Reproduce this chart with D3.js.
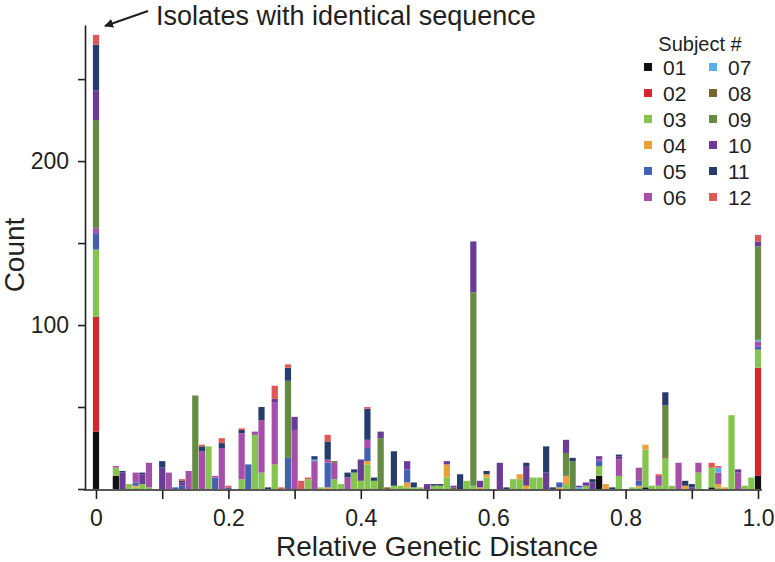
<!DOCTYPE html>
<html><head><meta charset="utf-8">
<script src="https://cdn.jsdelivr.net/npm/d3@7"></script>
<style>
html,body{margin:0;padding:0;background:#fff;}
text{font-family:"Liberation Sans",Arial,Helvetica,sans-serif;fill:#231f20;}
</style></head>
<body><svg id="chart" width="775" height="562"></svg>
<script>
// Subjects (stack order bottom -> top) and colours
const subjects = ["01","02","03","04","05","06","07","08","09","10","11","12"];
const colors = ["#111111","#d4262c","#86c450","#e9a13b","#4460b0","#a550a8","#5ab0e6","#7a6430","#648a44","#6a3c98","#283c6c","#de5858"];
// Counts per bin (bins of width 0.01 centred at 0.00 ... 1.00)
const s01 = [35,0,0,8,0,0,0,0,0,0, 0,0,0,0,0,0,0,0,0,0, 0,0,0,0,0,0,0,0,0,0, 0,0,0,0,0,0,0,0,0,0, 0,0,0,0,0,0,0,0,0,0, 0,0,0,0,0,0,0,0,0,0, 0,0,0,0,0,0,0,0,0,0, 0,0,0,0,0,0,8,0,0,0, 0,0,0,1,0,0,0,0,0,0, 0,0,0,1,0,0,0,0,0,0, 8];
const s02 = [70,0,0,0,0,0,0,0,0,0, 0,0,0,0,0,0,0,0,0,0, 0,0,0,0,0,0,0,0,0,0, 0,0,0,0,0,0,0,0,0,0, 0,0,0,0,0,0,0,0,0,0, 0,0,0,0,0,0,0,0,0,0, 0,0,0,0,0,0,0,0,0,0, 0,0,0,0,0,0,0,0,0,0, 0,0,0,0,0,0,0,0,0,0, 0,0,0,0,0,0,0,0,0,0, 66];
const s03 = [41,0,0,5,0,3,1,3,1,0, 0,0,0,0,0,0,0,26,0,0, 0,0,6,0,33,10,0,15,0,0, 0,0,6,0,1,0,6,3,0,10, 5,15,5,0,0,2,2,1,1,1, 0,2,2,7,0,0,5,2,0,7, 0,0,0,6,6,0,7,7,0,0, 0,3,0,0,2,0,6,0,0,8, 0,1,1,23,2,2,19,2,0,0, 0,10,0,12,1,0,45,0,2,7, 11];
const s04 = [0,0,0,0,0,0,1,0,0,0, 0,0,0,0,0,0,0,0,0,0, 0,0,0,0,0,0,0,0,0,0, 0,0,0,0,0,1,0,0,0,0, 0,2,0,0,0,0,0,3,0,0, 0,0,0,8,0,0,0,0,1,2, 0,0,0,0,3,2,0,0,0,0, 1,5,0,0,0,0,0,3,0,0, 0,0,1,3,0,0,0,0,0,2, 0,0,0,0,2,1,0,0,0,0, 0];
const s05 = [10,0,0,0,0,0,2,0,0,0, 0,0,1,2,0,0,0,0,7,0, 1,0,0,15,0,0,0,0,0,19, 0,0,0,0,0,15,0,0,0,0, 0,8,0,0,0,0,0,8,0,0, 0,0,0,0,0,0,0,0,0,0, 0,0,0,0,0,0,0,0,0,0, 3,0,0,0,0,0,3,0,0,0, 0,0,3,0,0,0,0,0,0,0, 0,0,0,0,0,0,0,0,0,0, 2];
const s06 = [3,0,0,1,0,0,6,0,15,0, 0,10,0,0,11,0,23,0,1,25, 0,0,28,0,2,32,0,38,0,0, 36,0,0,17,0,2,10,0,7,0, 0,5,0,0,0,0,0,0,0,0, 0,0,0,0,0,0,0,0,0,0, 0,0,0,0,0,0,0,0,0,0, 0,0,0,0,0,0,1,0,0,10, 0,0,8,0,0,6,0,0,16,0, 0,6,0,0,7,0,0,10,0,0, 3];
const s07 = [0,0,0,0,0,0,0,0,0,0, 0,0,0,0,0,0,0,0,0,0, 0,0,0,0,0,0,0,0,0,0, 0,0,0,1,0,0,0,0,0,0, 0,0,0,0,0,0,0,0,0,0, 0,0,0,0,0,0,0,0,0,0, 0,0,0,0,0,0,0,0,0,0, 0,0,0,1,0,0,0,0,0,0, 0,0,0,0,0,0,0,0,0,0, 0,0,0,0,3,0,0,0,0,0, 1];
const s08 = [0,0,0,0,0,0,0,0,0,0, 0,0,0,0,0,0,0,0,0,0, 0,0,0,0,0,0,0,0,0,0, 0,0,0,0,0,0,1,0,0,0, 0,0,0,0,1,0,0,0,0,0, 0,0,0,0,1,0,0,0,0,0, 0,0,0,0,0,0,0,0,0,0, 0,0,0,0,0,0,0,0,0,0, 0,0,0,0,0,0,1,0,0,0, 0,0,0,0,0,0,0,0,0,0, 0];
const s09 = [66,0,0,0,0,0,0,0,0,0, 0,0,0,0,0,57,0,0,0,0, 0,0,0,0,0,0,0,0,0,47, 0,0,0,0,0,0,0,0,0,0, 0,0,0,31,0,0,0,0,0,0, 0,0,0,0,0,0,0,118,0,0, 0,0,0,0,0,0,0,0,0,0, 0,14,17,0,0,0,0,0,0,0, 0,0,0,0,0,0,31,0,0,0, 0,0,0,0,0,0,0,0,0,0, 57];
const s10 = [18,0,0,0,10,0,0,6,0,0, 13,0,0,2,0,0,0,0,0,0, 0,0,0,0,0,0,0,2,0,0, 8,0,0,0,0,0,0,0,0,0, 13,0,0,4,0,0,0,5,0,0, 3,0,0,2,1,0,0,31,4,0, 0,16,0,0,0,12,0,0,10,0, 0,8,0,1,2,4,2,0,0,2, 0,0,0,0,0,0,0,0,0,0, 1,0,0,0,0,0,0,2,0,0, 3];
const s11 = [28,0,0,0,1,0,0,1,0,0, 4,0,0,1,0,0,3,0,0,3, 0,0,2,0,0,8,1,0,0,8, 0,0,0,2,0,11,0,0,3,2, 0,19,2,0,0,21,0,0,3,0, 0,1,1,0,0,9,0,0,0,2, 0,0,1,0,0,2,0,0,16,1, 0,0,2,0,0,2,0,0,1,1, 0,0,0,0,0,0,8,0,0,3, 2,0,0,0,0,0,0,0,0,0, 0];
const s12 = [6,0,0,0,0,0,0,0,0,0, 0,0,0,1,0,0,1,0,0,3, 1,0,1,0,0,0,0,8,1,2, 0,5,1,0,0,4,0,0,0,0, 0,1,0,0,0,0,0,0,0,0, 0,0,0,0,0,0,0,0,0,0, 0,0,0,0,0,0,0,0,0,0, 0,0,0,0,0,0,0,0,0,0, 0,0,0,0,0,1,0,0,0,0, 0,0,0,3,1,0,0,0,0,0, 4];
const series = [s01,s02,s03,s04,s05,s06,s07,s08,s09,s10,s11,s12];
const binWidth = 0.01;
const xTicks = [0,0.1,0.2,0.3,0.4,0.5,0.6,0.7,0.8,0.9,1.0];
const xTickLabels = {0:"0",0.2:"0.2",0.4:"0.4",0.6:"0.6",0.8:"0.8",1:"1.0"};
const yTicks = [0,50,100,150,200,250];
const yTickLabels = {100:"100",200:"200"};

const svg = d3.select("#chart");
const x = d3.scaleLinear().domain([0,1]).range([96,758]);
const y = d3.scaleLinear().domain([0,283]).range([489,25]);

const rows = series[0].map((_, i) => {
  const r = {d: i*binWidth};
  subjects.forEach((s, j) => r[s] = series[j][i]);
  return r;
});
const stacked = d3.stack().keys(subjects)(rows);
const bw = (x(binWidth) - x(0));

const g = svg.append("g");
stacked.forEach((layer, li) => {
  g.selectAll(null).data(layer.filter(d => d[1] > d[0])).enter().append("rect")
    .attr("x", d => x(d.data.d) - bw/2 + 0.2)
    .attr("width", bw - 0.4)
    .attr("y", d => y(d[1]))
    .attr("height", d => y(d[0]) - y(d[1]))
    .attr("fill", colors[li]);
});

// Y axis
const yAxis = svg.append("g").attr("transform","translate(85,0)")
  .call(d3.axisLeft(y).tickValues(yTicks).tickSize(7).tickSizeOuter(0).tickPadding(9)
    .tickFormat(d => yTickLabels[d] || ""));
yAxis.select(".domain").attr("stroke","#231f20").attr("stroke-width",1.6);
yAxis.selectAll(".tick line").attr("stroke","#231f20").attr("stroke-width",1.6);
yAxis.selectAll(".tick text").style("font-size","23px").attr("fill","#231f20")
  .style("font-family","Liberation Sans, Arial, sans-serif");

// X axis
const xAxis = svg.append("g").attr("transform","translate(0,490)")
  .call(d3.axisBottom(x).tickValues(xTicks).tickSize(9).tickSizeOuter(0).tickPadding(11)
    .tickFormat(d => xTickLabels[Math.round(d*10)/10] || ""));
xAxis.select(".domain").remove();
xAxis.append("line").attr("x1",84).attr("x2",762).attr("y1",0).attr("y2",0)
  .attr("stroke","#231f20").attr("stroke-width",1.6);
xAxis.selectAll(".tick line").attr("stroke","#231f20").attr("stroke-width",1.6);
xAxis.selectAll(".tick text").style("font-size","23px").attr("fill","#231f20")
  .style("font-family","Liberation Sans, Arial, sans-serif");

// Axis titles
svg.append("text").attr("x",437).attr("y",556).attr("text-anchor","middle")
  .style("font-size","28px").text("Relative Genetic Distance");
svg.append("text").attr("transform","translate(24,255) rotate(-90)").attr("text-anchor","middle")
  .style("font-size","28px").text("Count");

// Annotation
svg.append("defs").append("marker").attr("id","ah").attr("viewBox","0 0 10 10")
  .attr("refX",9).attr("refY",5).attr("markerWidth",9).attr("markerHeight",9)
  .attr("markerUnits","userSpaceOnUse").attr("orient","auto")
  .append("path").attr("d","M0,0 L10,5 L0,10 z").attr("fill","#231f20");
svg.append("line").attr("x1",148).attr("y1",11).attr("x2",105).attr("y2",26)
  .attr("stroke","#231f20").attr("stroke-width",2.2).attr("marker-end","url(#ah)");
svg.append("text").attr("x",156).attr("y",25).style("font-size","27px")
  .text("Isolates with identical sequence");

// Legend
const lg = svg.append("g");
lg.append("text").attr("x",700).attr("y",51).attr("text-anchor","middle")
  .style("font-size","20px").text("Subject #");
subjects.forEach((s, i) => {
  const col = Math.floor(i/6), row = i % 6;
  const cx = 644 + col*65, cy = 67 + row*26;
  lg.append("rect").attr("x",cx).attr("y",cy-4).attr("width",8).attr("height",8).attr("fill",colors[i]);
  lg.append("text").attr("x",cx+19).attr("y",cy).attr("dy","0.36em")
    .style("font-size","21px").text(s);
});
</script></body></html>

_What to do:_
Count the lines of the listing above that include the word "chart" and state the total with nothing else.

_Exercise result:_
3